Supervisor Computation and Representation: A Case Study
Paper i proceeding, 2010
When supervisory control theory is applied to industrial problems the need for a more expressive modeling formalism than plain event based automata is crucial. The models are typically built in a bottom-up structure where multiple sub-plant and sub-specifications together compose the full plant and specification, respectively. Typically, the enabling of an event in a sub-model may depend on the state of other sub-models. The standard approach is to synchronize on shared events. However, to build models of large industrial problems with complex constraints between sub-models are beyond many engineers abilities.

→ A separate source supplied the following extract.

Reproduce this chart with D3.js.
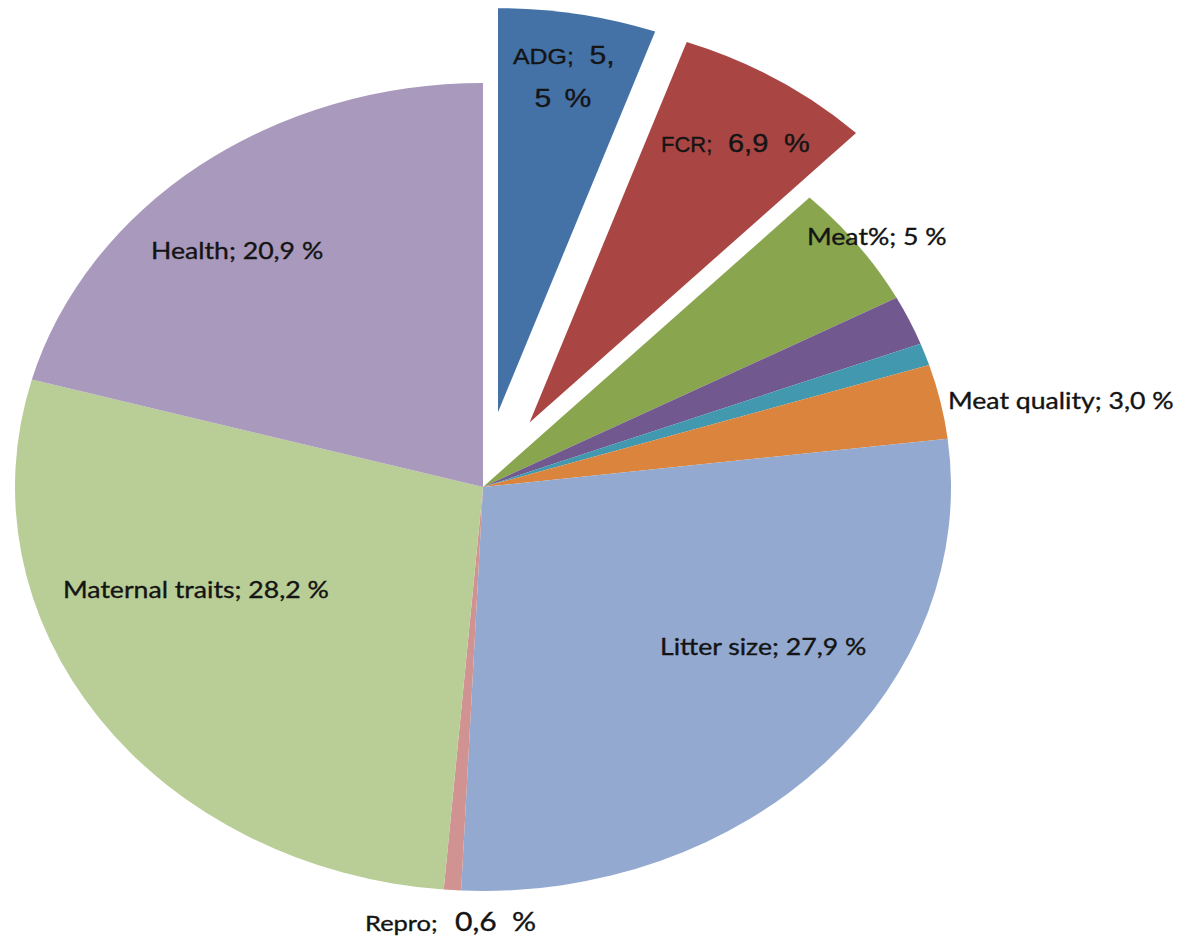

One attempt to deal with this problem is to extend the plain automata with variables and allow guard conditions and action functions to be associated with transitions. This paper discusses the strengths and weaknesses of one such formulation that fits well together with the standard supervisory control theory. A related problem is how to represent the result after the synthesis procedure, i.e., the supervisor. In this paper we present an approach where the supervisor may be represented as extended guard conditions on the original sub-models. This allows an efficient and comprehensible representation of complex supervisors. Hence, it is preferable both from a user, as well as an implementation perspective. Both the modeling formalism based on extended finite automata and the way to represent the supervisor as extended guard conditions have been implemented in a supervisory control tool.